EXERCISE DESCRIPTION.
Quote the listing below in its entirety, omitting every image.

** START RECORDED DATA **

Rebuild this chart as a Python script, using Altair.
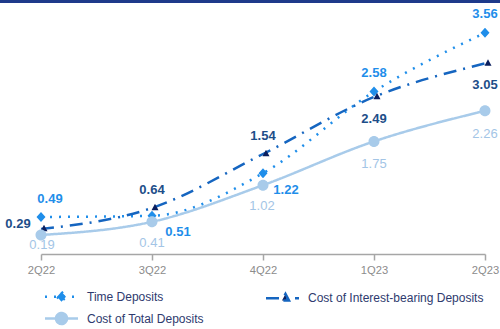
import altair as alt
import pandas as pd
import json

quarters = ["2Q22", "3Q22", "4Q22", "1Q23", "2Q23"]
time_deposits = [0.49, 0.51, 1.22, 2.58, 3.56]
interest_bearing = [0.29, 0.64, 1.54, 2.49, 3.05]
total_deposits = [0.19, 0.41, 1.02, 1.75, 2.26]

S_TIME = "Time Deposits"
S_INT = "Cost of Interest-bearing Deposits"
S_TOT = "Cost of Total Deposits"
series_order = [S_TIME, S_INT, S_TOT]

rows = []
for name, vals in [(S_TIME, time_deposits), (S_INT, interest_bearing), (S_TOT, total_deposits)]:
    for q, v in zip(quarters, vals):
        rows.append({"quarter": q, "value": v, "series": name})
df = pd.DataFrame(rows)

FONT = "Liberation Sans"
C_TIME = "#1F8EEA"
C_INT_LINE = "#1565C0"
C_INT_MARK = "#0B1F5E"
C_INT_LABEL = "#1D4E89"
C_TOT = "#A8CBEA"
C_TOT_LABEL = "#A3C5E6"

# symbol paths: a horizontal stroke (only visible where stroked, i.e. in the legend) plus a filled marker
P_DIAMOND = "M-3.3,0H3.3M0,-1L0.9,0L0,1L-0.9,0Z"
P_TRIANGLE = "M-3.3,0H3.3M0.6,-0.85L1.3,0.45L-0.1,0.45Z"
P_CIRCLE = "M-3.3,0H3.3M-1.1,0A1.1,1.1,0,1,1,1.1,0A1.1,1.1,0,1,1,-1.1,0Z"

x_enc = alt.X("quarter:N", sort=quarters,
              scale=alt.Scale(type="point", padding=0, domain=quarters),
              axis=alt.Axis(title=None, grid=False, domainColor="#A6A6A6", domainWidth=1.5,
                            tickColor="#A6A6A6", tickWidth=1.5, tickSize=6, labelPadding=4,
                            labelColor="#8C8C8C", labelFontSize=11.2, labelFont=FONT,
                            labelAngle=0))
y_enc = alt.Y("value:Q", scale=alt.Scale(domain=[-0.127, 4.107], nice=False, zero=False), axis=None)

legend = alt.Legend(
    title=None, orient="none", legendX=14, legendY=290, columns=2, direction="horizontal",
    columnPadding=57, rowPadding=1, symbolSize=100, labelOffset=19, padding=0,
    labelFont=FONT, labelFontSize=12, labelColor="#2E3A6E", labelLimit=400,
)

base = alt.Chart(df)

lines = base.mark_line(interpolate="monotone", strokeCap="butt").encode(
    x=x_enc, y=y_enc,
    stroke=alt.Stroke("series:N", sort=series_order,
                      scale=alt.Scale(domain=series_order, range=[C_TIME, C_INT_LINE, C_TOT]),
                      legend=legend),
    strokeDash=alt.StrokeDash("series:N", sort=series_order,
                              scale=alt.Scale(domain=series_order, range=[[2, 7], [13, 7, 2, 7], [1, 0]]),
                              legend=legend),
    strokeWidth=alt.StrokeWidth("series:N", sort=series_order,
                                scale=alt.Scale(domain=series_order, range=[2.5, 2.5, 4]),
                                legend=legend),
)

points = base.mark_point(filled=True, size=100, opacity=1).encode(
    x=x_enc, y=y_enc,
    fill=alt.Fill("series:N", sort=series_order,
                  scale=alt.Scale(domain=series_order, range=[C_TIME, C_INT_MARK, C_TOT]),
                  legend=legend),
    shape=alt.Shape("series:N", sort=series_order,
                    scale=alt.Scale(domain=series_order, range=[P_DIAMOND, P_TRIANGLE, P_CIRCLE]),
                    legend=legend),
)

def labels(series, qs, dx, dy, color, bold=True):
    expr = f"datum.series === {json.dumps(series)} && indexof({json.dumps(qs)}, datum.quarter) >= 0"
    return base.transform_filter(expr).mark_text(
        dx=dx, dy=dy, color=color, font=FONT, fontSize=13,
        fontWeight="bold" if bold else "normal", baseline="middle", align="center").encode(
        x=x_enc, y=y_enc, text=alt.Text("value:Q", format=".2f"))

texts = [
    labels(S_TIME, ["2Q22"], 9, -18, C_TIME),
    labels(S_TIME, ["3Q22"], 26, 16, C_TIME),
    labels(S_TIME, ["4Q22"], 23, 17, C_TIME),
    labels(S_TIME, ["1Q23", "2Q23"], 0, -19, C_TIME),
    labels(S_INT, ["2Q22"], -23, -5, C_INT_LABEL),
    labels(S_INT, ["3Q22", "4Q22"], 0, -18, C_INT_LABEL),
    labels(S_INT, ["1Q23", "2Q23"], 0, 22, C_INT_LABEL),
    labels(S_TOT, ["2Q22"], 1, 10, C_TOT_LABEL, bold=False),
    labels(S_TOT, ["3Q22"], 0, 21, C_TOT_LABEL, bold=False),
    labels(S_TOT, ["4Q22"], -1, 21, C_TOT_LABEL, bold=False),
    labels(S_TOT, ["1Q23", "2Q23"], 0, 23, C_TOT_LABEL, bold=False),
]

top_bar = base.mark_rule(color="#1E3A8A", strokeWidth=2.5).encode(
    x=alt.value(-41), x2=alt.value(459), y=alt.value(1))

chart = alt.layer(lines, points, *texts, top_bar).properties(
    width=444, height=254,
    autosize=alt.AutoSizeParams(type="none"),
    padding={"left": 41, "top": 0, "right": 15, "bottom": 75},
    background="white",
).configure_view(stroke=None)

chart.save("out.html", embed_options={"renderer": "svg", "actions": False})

** END RECORDED DATA **

EXERCISE OUTPUT.
Rebuild this chart as a Python script, using Altair.
import altair as alt
import pandas as pd
import json

quarters = ["2Q22", "3Q22", "4Q22", "1Q23", "2Q23"]
time_deposits = [0.49, 0.51, 1.22, 2.58, 3.56]
interest_bearing = [0.29, 0.64, 1.54, 2.49, 3.05]
total_deposits = [0.19, 0.41, 1.02, 1.75, 2.26]

S_TIME = "Time Deposits"
S_INT = "Cost of Interest-bearing Deposits"
S_TOT = "Cost of Total Deposits"
series_order = [S_TIME, S_INT, S_TOT]

rows = []
for name, vals in [(S_TIME, time_deposits), (S_INT, interest_bearing), (S_TOT, total_deposits)]:
    for q, v in zip(quarters, vals):
        rows.append({"quarter": q, "value": v, "series": name})
df = pd.DataFrame(rows)

FONT = "Liberation Sans"
C_TIME = "#1F8EEA"
C_INT_LINE = "#1565C0"
C_INT_MARK = "#0B1F5E"
C_INT_LABEL = "#1D4E89"
C_TOT = "#A8CBEA"
C_TOT_LABEL = "#A3C5E6"

# symbol paths: a horizontal stroke (only visible where stroked, i.e. in the legend) plus a filled marker
P_DIAMOND = "M-3.3,0H3.3M0,-1L0.9,0L0,1L-0.9,0Z"
P_TRIANGLE = "M-3.3,0H3.3M0.6,-0.85L1.3,0.45L-0.1,0.45Z"
P_CIRCLE = "M-3.3,0H3.3M-1.1,0A1.1,1.1,0,1,1,1.1,0A1.1,1.1,0,1,1,-1.1,0Z"

x_enc = alt.X("quarter:N", sort=quarters,
              scale=alt.Scale(type="point", padding=0, domain=quarters),
              axis=alt.Axis(title=None, grid=False, domainColor="#A6A6A6", domainWidth=1.5,
                            tickColor="#A6A6A6", tickWidth=1.5, tickSize=6, labelPadding=4,
                            labelColor="#8C8C8C", labelFontSize=11.2, labelFont=FONT,
                            labelAngle=0))
y_enc = alt.Y("value:Q", scale=alt.Scale(domain=[-0.127, 4.107], nice=False, zero=False), axis=None)

legend = alt.Legend(
    title=None, orient="none", legendX=14, legendY=290, columns=2, direction="horizontal",
    columnPadding=57, rowPadding=1, symbolSize=100, labelOffset=19, padding=0,
    labelFont=FONT, labelFontSize=12, labelColor="#2E3A6E", labelLimit=400,
)

base = alt.Chart(df)

lines = base.mark_line(interpolate="monotone", strokeCap="butt").encode(
    x=x_enc, y=y_enc,
    stroke=alt.Stroke("series:N", sort=series_order,
                      scale=alt.Scale(domain=series_order, range=[C_TIME, C_INT_LINE, C_TOT]),
                      legend=legend),
    strokeDash=alt.StrokeDash("series:N", sort=series_order,
                              scale=alt.Scale(domain=series_order, range=[[2, 7], [13, 7, 2, 7], [1, 0]]),
                              legend=legend),
    strokeWidth=alt.StrokeWidth("series:N", sort=series_order,
                                scale=alt.Scale(domain=series_order, range=[2.5, 2.5, 4]),
                                legend=legend),
)

points = base.mark_point(filled=True, size=100, opacity=1).encode(
    x=x_enc, y=y_enc,
    fill=alt.Fill("series:N", sort=series_order,
                  scale=alt.Scale(domain=series_order, range=[C_TIME, C_INT_MARK, C_TOT]),
                  legend=legend),
    shape=alt.Shape("series:N", sort=series_order,
                    scale=alt.Scale(domain=series_order, range=[P_DIAMOND, P_TRIANGLE, P_CIRCLE]),
                    legend=legend),
)

def labels(series, qs, dx, dy, color, bold=True):
    expr = f"datum.series === {json.dumps(series)} && indexof({json.dumps(qs)}, datum.quarter) >= 0"
    return base.transform_filter(expr).mark_text(
        dx=dx, dy=dy, color=color, font=FONT, fontSize=13,
        fontWeight="bold" if bold else "normal", baseline="middle", align="center").encode(
        x=x_enc, y=y_enc, text=alt.Text("value:Q", format=".2f"))

texts = [
    labels(S_TIME, ["2Q22"], 9, -18, C_TIME),
    labels(S_TIME, ["3Q22"], 26, 16, C_TIME),
    labels(S_TIME, ["4Q22"], 23, 17, C_TIME),
    labels(S_TIME, ["1Q23", "2Q23"], 0, -19, C_TIME),
    labels(S_INT, ["2Q22"], -23, -5, C_INT_LABEL),
    labels(S_INT, ["3Q22", "4Q22"], 0, -18, C_INT_LABEL),
    labels(S_INT, ["1Q23", "2Q23"], 0, 22, C_INT_LABEL),
    labels(S_TOT, ["2Q22"], 1, 10, C_TOT_LABEL, bold=False),
    labels(S_TOT, ["3Q22"], 0, 21, C_TOT_LABEL, bold=False),
    labels(S_TOT, ["4Q22"], -1, 21, C_TOT_LABEL, bold=False),
    labels(S_TOT, ["1Q23", "2Q23"], 0, 23, C_TOT_LABEL, bold=False),
]

top_bar = base.mark_rule(color="#1E3A8A", strokeWidth=2.5).encode(
    x=alt.value(-41), x2=alt.value(459), y=alt.value(1))

chart = alt.layer(lines, points, *texts, top_bar).properties(
    width=444, height=254,
    autosize=alt.AutoSizeParams(type="none"),
    padding={"left": 41, "top": 0, "right": 15, "bottom": 75},
    background="white",
).configure_view(stroke=None)

chart.save("out.html", embed_options={"renderer": "svg", "actions": False})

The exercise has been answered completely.